Required task
Copy out, from the entries below, each line holding the string "that".

[Items from a data source]
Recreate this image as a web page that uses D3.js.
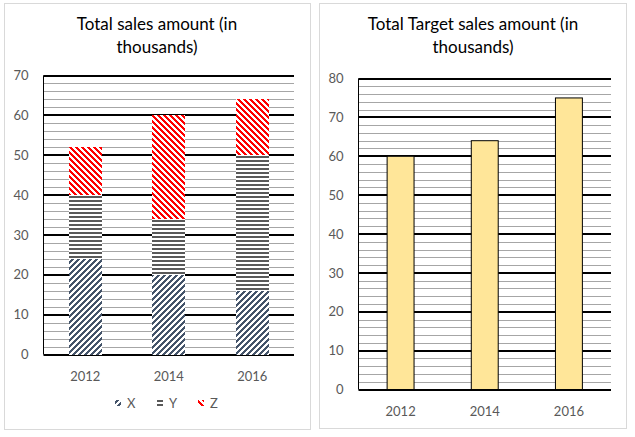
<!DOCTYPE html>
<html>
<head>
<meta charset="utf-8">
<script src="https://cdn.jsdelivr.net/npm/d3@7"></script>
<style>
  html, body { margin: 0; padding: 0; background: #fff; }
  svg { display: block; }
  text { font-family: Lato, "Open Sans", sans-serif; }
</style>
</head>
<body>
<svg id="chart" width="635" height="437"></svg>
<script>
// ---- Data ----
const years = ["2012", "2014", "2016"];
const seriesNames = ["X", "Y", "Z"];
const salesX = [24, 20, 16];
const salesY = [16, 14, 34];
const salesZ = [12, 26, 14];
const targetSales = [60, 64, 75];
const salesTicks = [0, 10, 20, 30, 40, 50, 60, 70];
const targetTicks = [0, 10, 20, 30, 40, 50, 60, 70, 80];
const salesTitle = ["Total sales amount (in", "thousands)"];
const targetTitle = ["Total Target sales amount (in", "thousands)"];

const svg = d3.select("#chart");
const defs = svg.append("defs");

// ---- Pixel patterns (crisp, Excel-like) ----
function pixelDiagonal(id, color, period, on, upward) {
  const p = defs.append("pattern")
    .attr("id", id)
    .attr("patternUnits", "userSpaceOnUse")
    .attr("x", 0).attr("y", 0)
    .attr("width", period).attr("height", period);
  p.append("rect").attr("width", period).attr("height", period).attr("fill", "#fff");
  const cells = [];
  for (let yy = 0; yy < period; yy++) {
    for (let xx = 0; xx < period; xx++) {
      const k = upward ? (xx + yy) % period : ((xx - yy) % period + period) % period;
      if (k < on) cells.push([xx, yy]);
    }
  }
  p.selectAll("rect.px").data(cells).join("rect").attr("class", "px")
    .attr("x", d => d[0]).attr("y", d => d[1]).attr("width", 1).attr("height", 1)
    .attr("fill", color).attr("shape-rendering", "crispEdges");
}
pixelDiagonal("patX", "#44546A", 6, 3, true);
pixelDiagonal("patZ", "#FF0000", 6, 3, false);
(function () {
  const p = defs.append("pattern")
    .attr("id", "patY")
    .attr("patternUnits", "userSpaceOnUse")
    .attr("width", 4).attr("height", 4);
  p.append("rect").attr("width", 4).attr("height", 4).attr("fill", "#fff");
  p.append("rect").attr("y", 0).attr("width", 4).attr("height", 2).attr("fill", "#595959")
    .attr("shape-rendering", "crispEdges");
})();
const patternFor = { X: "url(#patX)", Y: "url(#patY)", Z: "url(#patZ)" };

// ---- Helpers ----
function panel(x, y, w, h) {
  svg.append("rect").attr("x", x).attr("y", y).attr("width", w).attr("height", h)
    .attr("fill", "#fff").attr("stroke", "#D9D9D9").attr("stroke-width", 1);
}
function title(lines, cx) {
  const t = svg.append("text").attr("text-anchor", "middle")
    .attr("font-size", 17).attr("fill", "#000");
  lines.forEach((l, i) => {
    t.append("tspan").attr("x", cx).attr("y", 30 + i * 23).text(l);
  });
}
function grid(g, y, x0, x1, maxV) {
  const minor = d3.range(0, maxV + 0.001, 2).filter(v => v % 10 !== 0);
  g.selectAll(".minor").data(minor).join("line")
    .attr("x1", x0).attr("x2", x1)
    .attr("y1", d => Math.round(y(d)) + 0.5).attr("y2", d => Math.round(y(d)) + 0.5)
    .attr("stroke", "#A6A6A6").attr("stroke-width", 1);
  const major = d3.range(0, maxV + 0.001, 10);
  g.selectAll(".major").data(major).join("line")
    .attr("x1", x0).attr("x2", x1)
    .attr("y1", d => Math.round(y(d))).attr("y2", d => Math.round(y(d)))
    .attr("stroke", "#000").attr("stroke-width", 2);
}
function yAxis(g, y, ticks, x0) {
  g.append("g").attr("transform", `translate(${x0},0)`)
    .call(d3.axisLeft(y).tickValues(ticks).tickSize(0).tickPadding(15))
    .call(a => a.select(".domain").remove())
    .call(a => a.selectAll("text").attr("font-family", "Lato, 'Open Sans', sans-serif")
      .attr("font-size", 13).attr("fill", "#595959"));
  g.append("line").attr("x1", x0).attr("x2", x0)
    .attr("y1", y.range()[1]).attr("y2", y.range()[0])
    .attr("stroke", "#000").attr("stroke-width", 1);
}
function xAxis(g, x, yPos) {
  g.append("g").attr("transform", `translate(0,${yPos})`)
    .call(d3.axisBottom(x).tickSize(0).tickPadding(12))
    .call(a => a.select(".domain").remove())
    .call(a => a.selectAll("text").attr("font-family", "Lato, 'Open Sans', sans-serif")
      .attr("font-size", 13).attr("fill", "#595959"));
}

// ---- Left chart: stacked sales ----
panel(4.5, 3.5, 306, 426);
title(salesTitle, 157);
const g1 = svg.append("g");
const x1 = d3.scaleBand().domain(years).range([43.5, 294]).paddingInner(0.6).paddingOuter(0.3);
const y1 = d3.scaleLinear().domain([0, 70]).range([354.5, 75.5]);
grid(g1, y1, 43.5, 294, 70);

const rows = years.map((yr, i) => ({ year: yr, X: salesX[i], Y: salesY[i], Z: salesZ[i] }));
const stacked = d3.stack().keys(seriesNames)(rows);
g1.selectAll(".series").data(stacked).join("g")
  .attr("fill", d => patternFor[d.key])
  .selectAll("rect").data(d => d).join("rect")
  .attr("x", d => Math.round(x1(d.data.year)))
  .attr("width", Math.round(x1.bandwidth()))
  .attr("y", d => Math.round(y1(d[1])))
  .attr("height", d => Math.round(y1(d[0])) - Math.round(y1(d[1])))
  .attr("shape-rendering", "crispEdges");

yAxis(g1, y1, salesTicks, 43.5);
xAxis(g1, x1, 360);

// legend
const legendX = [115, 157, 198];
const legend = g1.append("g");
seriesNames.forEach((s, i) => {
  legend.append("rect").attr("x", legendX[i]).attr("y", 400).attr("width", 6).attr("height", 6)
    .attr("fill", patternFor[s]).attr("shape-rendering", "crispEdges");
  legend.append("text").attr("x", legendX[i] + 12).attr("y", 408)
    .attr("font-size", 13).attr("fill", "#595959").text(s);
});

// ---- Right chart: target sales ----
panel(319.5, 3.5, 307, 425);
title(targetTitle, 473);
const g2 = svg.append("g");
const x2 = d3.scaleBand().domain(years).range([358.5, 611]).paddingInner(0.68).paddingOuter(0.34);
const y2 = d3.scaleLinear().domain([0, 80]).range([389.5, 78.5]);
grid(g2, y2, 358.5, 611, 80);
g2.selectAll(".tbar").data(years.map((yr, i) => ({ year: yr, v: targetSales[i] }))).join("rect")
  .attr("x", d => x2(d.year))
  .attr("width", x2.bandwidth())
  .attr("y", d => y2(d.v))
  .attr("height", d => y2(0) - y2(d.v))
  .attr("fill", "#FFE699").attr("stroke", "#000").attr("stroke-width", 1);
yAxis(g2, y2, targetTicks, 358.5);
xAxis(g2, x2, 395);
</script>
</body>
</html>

==

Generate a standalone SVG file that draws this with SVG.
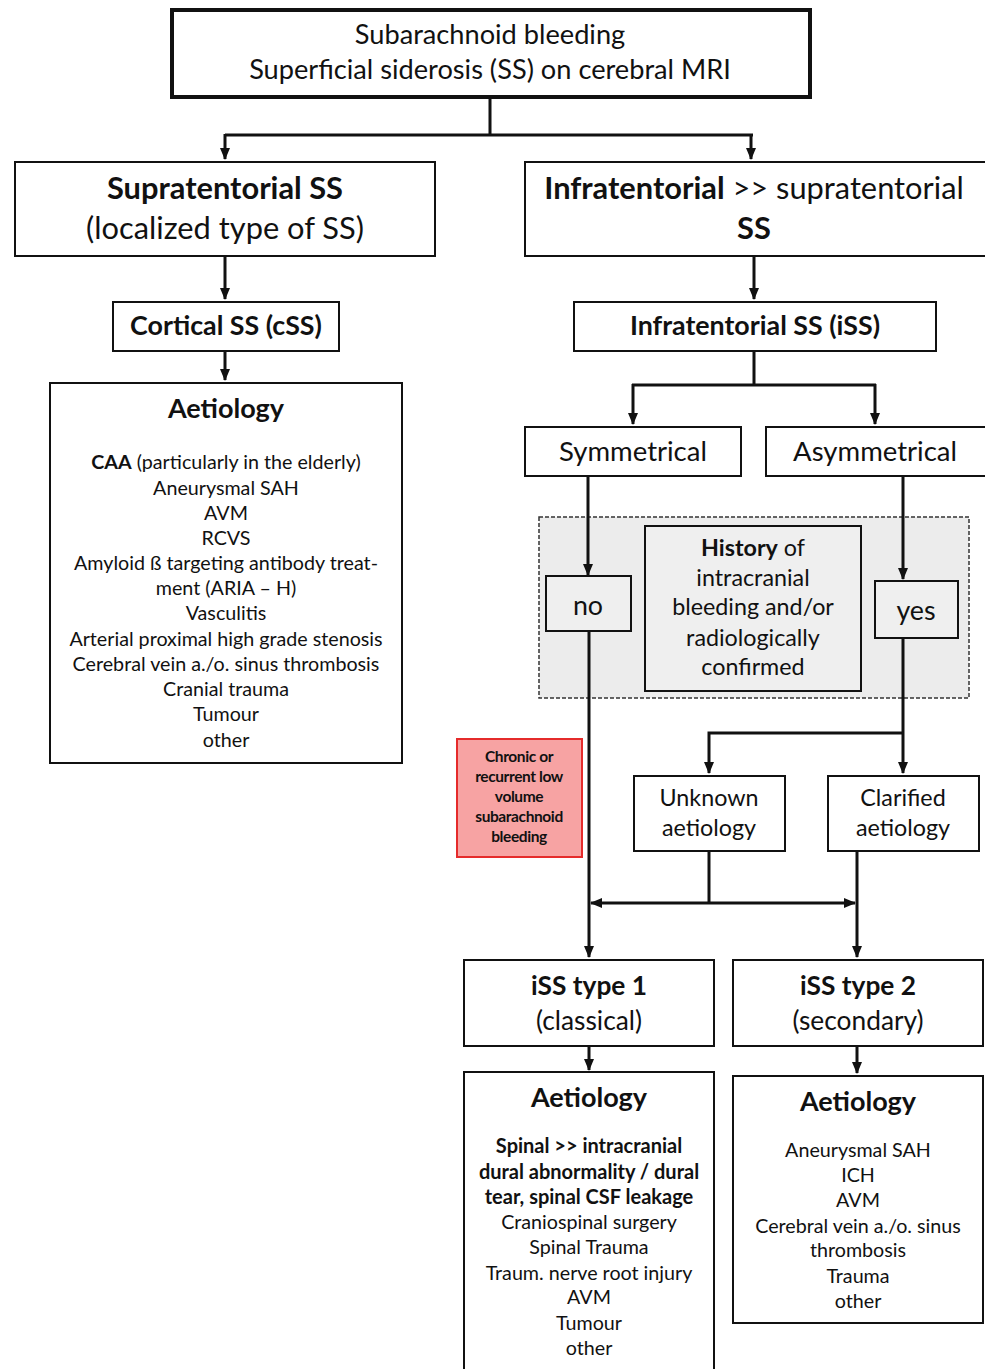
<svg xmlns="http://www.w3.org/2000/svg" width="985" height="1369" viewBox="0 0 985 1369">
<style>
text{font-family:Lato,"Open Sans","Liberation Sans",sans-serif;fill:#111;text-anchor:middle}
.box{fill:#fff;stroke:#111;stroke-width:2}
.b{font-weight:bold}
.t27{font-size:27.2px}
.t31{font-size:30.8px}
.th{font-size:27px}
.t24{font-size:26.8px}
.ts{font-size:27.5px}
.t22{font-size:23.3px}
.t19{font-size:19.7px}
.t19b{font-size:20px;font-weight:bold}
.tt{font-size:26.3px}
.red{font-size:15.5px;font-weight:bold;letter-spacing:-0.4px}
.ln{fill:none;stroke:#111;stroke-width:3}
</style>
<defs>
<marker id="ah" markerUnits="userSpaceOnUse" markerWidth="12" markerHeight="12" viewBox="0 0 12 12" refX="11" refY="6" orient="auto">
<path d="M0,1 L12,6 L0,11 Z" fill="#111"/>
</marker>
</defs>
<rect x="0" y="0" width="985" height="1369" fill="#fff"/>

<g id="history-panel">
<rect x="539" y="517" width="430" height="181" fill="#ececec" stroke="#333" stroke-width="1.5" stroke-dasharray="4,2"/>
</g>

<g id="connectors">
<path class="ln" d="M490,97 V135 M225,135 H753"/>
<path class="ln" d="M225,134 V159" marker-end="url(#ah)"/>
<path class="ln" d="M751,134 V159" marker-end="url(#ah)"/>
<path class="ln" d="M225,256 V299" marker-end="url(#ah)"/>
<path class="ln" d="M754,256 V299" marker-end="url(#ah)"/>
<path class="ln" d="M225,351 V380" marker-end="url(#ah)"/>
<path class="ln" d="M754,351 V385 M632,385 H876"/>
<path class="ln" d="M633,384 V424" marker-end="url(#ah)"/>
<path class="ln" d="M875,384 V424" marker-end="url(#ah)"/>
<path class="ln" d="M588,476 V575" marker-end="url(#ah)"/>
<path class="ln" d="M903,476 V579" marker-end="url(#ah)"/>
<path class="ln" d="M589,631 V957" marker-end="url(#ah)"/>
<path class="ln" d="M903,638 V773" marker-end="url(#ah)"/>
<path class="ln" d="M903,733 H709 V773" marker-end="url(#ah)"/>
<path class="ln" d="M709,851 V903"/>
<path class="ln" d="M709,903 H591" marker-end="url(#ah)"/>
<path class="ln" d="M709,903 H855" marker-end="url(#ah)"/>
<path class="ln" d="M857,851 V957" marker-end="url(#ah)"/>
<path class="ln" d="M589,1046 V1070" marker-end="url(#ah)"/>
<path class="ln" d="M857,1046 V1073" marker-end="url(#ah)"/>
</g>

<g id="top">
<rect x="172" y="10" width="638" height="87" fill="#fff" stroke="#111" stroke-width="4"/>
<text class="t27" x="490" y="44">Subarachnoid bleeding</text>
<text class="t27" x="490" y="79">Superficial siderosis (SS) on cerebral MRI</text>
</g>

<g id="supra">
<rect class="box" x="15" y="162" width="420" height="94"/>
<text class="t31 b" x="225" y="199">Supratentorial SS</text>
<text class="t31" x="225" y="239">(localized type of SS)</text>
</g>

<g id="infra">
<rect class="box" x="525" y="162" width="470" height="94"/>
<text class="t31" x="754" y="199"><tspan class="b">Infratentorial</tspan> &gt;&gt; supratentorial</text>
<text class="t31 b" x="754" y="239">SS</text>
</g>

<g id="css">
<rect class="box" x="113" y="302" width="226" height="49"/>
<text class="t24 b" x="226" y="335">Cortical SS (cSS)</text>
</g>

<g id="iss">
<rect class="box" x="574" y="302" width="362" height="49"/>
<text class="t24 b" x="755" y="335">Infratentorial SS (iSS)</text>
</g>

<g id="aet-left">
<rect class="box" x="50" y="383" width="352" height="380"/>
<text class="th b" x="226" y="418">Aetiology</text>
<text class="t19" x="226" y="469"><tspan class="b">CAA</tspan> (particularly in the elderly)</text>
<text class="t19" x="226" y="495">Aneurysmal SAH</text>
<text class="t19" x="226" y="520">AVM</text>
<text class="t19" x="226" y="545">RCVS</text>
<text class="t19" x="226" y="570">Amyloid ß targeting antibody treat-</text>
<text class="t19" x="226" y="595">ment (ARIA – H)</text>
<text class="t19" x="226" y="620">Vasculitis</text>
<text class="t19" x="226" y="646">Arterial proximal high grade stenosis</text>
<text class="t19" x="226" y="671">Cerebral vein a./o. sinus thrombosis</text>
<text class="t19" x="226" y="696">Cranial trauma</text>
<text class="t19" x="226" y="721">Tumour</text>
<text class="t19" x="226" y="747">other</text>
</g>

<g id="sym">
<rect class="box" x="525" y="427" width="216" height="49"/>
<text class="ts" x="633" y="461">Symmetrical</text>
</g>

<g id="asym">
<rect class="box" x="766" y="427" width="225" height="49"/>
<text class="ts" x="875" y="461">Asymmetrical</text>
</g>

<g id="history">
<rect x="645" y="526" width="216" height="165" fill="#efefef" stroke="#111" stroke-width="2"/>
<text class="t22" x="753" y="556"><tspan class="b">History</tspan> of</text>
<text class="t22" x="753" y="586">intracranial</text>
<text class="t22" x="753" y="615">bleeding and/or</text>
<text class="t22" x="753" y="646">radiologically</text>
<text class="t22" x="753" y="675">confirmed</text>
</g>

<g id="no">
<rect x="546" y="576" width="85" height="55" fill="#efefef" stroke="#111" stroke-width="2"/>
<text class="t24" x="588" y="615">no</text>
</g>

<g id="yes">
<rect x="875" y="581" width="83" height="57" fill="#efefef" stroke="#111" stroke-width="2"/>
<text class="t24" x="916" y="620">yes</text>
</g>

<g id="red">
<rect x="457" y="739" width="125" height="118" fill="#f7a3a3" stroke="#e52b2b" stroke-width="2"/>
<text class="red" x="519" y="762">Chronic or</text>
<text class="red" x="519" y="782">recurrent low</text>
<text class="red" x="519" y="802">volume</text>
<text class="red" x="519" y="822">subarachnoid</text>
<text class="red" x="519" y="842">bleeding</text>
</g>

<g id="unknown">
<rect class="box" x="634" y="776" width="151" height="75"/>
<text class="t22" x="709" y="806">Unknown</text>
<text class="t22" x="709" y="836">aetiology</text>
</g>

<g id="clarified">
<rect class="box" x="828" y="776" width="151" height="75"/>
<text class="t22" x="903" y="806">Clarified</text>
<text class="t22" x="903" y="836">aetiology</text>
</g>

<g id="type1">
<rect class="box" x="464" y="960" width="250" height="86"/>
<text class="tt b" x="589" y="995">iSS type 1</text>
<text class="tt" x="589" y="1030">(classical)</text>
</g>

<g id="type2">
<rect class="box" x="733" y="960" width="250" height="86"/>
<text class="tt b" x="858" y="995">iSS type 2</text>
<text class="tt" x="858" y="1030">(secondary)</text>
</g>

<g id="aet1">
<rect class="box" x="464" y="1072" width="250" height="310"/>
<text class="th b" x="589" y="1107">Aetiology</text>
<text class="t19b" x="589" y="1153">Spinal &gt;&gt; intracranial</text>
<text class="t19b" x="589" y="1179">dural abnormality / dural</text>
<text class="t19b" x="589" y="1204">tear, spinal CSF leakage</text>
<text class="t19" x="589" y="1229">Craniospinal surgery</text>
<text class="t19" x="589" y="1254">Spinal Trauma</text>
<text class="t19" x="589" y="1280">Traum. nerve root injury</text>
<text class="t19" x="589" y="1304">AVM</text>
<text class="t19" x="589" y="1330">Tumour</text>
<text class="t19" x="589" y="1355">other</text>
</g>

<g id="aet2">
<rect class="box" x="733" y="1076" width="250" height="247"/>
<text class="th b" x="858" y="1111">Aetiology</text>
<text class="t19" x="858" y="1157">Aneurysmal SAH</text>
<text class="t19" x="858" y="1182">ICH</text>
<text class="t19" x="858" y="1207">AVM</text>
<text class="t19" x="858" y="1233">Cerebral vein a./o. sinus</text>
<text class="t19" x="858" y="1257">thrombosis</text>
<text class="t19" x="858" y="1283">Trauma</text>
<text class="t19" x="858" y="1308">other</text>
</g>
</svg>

Answer to this task
Recreate this image as a web page that uses D3.js.
Generate a standalone SVG file that draws this with SVG.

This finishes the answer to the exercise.